No, we do value men. But we don't value men for the things you would want us to value them, or the way you would like us to value men (which is basically deference). And we expect reciprocity.
I'm aware of the supposedly "innate diferences" we have. But I look around and see more similarities than diferences. And plenty of people who doesn't fit that descriptions. Not just that, they suffer because they don't fit. So they do their best to fit even when that means giving up part of who they are.
Considering that in a few generations women have passed from being the ones who programed ENIAC to be considered "bad at programming", or all the other things that we supposedly weren't good at, and now have women working on all those things. Well, evolution takes millions of years. So chances are that those "innate" differences are not that "innate" but learned.

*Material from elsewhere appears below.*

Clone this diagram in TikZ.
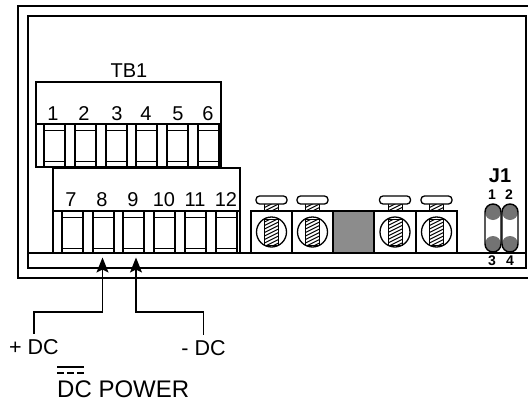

People have diferences. Trying to make them fit into little boxes, limits them unnecesarily. And it might be harming men more than you think. After all, a talented young men that is good at something deemed femenine, might never develop his skill. Worse, the very thing that might have made him shine, would make him feel inadecuate.
No, feminist aren't the ones with a reductionist aproach. You are the one who insist that all men are one way and just one way.
By the wat, all the men droping their jobs and studies to play video games show that some men doesn't like pressure and rather have escapism. You might want to consider that for some men, competition and presure is bad. The low tolerance to frustration also shows that for some men, challenges are not what they need. Just look around, do you really think that the pnes who drop out need more challenge?